I, therefore, requested him to put me in touch with the officer, whom he had on my request, referred to on the 13th instant for arranging accommodation for my stay in Delhi. I duly took leave of my colleagues and met Shri S. K. Roy, Deputy Secretary, External Affairs, accordingly. I may mention here that when Shri R. S. Chavan, Under Secretary, External Affairs, informed me in his letter dated 16.3.56, that the first sitting of our Committee would be held in Delhi on 29.3.56, he enquired of me at the same time about arranging accommodation for me in Delhi. As during the whole of my 48 days' stay in Delhi, I stayed with my daughter in her quarters, arrangement and consequent expenditure by the Government on that score was not necessary, but as on 12.7.56, she had to vacate her quarters suddenly, I had to shift from there at about 10.10 o'clock that night and a friend of mine was kind enough to come to my rescue and to give me shelter. On the morning of the following day, I requested the Chairman to have accommodation arranged for me and regarding which, he was good enough to take action. We were informed the next day, that rooms in Kotah House had been secured and all three of us went to inspect the same. We were, however, disappointed, as rooms in the hutment and not in the main building had been arranged. I objected to staying in the hutment and told the Chairman that I took this as an insult. I then requested him to arrange for rooms for me in the Imperial Hotel, to which I could legitimately lay claim, as apart from other considerations, I had lived at the Maidens Hotel on my own, only a few years ago, after having failed to get rooms in the Imperial. The Chairman said that nothing could be done that day, as it was about 1.45 P.M. and as it was a Saturday. I told him that the matter was a very urgent one, as I was inconveniencing both my generous friend as well as myself and as Government had maintained telephones in the residences of officers, it is expected that urgent work should be managed therefrom beyond office hours.

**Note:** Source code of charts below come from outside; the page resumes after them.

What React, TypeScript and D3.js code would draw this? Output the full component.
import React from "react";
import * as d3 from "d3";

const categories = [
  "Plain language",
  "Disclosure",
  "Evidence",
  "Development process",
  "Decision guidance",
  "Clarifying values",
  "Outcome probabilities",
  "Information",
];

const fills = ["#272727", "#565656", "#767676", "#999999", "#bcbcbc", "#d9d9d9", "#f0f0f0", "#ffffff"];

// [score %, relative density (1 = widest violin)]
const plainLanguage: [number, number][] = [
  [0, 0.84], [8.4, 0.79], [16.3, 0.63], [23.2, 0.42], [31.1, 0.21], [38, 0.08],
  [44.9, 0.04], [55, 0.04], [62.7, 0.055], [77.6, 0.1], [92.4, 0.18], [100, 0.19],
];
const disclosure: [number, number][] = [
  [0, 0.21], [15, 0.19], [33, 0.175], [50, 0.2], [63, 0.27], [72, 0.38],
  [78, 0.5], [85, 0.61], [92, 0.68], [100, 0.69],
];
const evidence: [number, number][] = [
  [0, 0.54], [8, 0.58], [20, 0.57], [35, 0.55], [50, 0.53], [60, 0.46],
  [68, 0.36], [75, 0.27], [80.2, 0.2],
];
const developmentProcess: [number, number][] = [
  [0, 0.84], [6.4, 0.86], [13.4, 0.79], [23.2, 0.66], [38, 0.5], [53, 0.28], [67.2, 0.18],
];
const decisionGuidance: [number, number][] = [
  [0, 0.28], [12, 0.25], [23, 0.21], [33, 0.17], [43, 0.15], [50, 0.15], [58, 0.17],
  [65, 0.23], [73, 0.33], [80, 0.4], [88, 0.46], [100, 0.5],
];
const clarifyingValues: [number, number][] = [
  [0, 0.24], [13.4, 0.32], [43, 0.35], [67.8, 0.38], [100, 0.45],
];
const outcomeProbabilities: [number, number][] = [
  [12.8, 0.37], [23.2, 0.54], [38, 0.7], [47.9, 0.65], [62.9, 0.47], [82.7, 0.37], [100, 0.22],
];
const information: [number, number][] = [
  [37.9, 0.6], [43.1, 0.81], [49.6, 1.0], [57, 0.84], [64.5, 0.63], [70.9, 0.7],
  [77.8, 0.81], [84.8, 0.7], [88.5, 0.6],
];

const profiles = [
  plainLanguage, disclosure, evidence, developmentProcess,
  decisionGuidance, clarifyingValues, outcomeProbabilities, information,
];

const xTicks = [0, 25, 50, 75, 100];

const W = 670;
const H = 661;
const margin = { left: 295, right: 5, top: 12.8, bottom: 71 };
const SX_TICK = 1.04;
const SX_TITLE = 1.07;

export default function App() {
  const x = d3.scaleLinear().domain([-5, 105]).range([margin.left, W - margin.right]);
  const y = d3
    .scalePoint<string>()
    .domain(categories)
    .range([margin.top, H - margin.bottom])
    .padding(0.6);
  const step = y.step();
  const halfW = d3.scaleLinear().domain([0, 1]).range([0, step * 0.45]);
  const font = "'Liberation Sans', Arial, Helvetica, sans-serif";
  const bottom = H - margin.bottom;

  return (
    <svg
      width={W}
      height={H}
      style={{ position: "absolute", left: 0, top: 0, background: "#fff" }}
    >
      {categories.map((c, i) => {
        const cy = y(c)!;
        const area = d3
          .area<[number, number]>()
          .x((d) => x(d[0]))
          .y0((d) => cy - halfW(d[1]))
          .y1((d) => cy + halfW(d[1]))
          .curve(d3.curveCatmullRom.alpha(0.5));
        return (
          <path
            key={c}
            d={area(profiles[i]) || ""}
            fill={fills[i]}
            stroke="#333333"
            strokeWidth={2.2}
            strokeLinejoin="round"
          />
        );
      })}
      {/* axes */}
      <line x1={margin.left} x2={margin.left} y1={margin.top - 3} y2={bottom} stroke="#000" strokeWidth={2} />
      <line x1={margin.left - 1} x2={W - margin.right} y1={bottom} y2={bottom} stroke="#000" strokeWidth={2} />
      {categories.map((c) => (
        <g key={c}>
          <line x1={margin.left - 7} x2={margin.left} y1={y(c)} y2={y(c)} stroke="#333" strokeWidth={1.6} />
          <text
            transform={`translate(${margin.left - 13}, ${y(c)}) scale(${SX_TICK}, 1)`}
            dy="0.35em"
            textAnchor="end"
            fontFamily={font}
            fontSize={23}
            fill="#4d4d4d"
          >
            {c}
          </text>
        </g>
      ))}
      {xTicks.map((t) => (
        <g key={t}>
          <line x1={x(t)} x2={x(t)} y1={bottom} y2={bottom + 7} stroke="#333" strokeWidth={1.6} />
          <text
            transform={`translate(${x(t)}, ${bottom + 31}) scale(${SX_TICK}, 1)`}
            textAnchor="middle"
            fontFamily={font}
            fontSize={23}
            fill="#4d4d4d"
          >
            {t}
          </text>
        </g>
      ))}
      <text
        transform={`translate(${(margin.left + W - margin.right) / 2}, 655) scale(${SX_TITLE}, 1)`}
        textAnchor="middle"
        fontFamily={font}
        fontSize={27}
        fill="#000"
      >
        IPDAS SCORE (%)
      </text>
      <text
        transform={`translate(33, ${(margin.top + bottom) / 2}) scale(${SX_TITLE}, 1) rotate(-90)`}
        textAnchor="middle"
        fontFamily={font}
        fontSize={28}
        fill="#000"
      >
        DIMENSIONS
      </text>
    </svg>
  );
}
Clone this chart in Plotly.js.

When we met on the morning of the 16th instant, I learnt from the Chairman that nothing had been done. I told him that this was the fourth day that we were experiencing inconvenience and so, more interest and quick action should be taken in this matter. After that, I met Shri S. K. Roy, stated above, and explained the whole situation to him. He was pleased to reserve rooms provisionally for me in the Imperial Hotel and said he would confirm the same before 1 P.M. and inform me accordingly. On my way back to my friend's room, I dropped in at the Imperial Hotel, where I received confirmation of the above fact. As there was no news from Shri Roy, I phoned him at about 2.45 P.M. He met me soon after and told me that he would meet me definitely before 4 P.M. and inform me that he had fixed up rooms for me. I told him distinctly that if he failed to do so by that time, I would be compelled to leave Delhi as I could no longer inconvenience my friend as well as myself and as there is a limit to our endurance. He did not turn up as promised, nor was there any news from him. When the driver of the External Affairs staff car came to enquire from me at what time he would have to come the next day for taking me to the Imperial Hotel, I enquired of him whether he had any message, written or verbal, from the External Affairs Department or from Shri S. K. Roy. He replied in the negative.

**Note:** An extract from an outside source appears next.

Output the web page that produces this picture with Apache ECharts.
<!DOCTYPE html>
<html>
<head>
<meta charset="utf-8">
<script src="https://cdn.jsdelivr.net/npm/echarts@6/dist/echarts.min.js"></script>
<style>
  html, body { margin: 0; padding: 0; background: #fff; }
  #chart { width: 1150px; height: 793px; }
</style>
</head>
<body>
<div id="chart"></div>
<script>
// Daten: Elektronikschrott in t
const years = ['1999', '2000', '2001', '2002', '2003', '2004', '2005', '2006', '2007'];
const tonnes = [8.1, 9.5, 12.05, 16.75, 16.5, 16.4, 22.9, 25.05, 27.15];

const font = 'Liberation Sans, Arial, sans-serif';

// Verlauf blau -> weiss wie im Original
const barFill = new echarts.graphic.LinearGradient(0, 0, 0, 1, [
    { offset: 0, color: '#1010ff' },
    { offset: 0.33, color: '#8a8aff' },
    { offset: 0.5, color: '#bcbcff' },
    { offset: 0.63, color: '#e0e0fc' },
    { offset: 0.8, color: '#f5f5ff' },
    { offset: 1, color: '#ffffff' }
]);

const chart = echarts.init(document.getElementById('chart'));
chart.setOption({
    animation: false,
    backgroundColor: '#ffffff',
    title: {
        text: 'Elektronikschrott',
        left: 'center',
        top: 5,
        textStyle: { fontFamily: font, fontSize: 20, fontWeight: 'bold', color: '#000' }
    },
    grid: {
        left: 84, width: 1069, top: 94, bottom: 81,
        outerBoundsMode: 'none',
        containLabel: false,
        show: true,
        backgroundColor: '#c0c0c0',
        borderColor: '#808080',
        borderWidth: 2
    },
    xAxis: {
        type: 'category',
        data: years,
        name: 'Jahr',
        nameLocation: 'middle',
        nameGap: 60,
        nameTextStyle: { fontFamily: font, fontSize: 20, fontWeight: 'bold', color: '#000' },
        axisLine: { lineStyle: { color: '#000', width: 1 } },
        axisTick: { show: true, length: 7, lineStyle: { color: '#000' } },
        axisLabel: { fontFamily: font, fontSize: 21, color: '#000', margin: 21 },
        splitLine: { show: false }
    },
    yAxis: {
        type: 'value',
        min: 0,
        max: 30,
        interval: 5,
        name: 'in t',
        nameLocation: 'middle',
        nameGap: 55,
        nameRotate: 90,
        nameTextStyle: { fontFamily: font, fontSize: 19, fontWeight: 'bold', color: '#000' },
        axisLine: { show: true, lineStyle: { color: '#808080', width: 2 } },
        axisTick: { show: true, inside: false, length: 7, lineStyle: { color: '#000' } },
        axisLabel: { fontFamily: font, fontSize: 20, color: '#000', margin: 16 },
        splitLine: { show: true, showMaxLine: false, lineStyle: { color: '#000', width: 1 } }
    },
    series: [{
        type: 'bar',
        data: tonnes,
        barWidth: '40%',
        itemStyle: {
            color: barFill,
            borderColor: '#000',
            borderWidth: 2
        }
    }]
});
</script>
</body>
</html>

Under such circumstances and with such indifference and callousness on the part of officers concerned and without any assurance that accommodation would be arranged for me in the near future, as the Chairman had told me that I could no longer sit with them and as he had not told me that he had arranged any place, where I could sit separately for writing my dissentient report, I was left with no other alternative but to leave Delhi for Calcutta.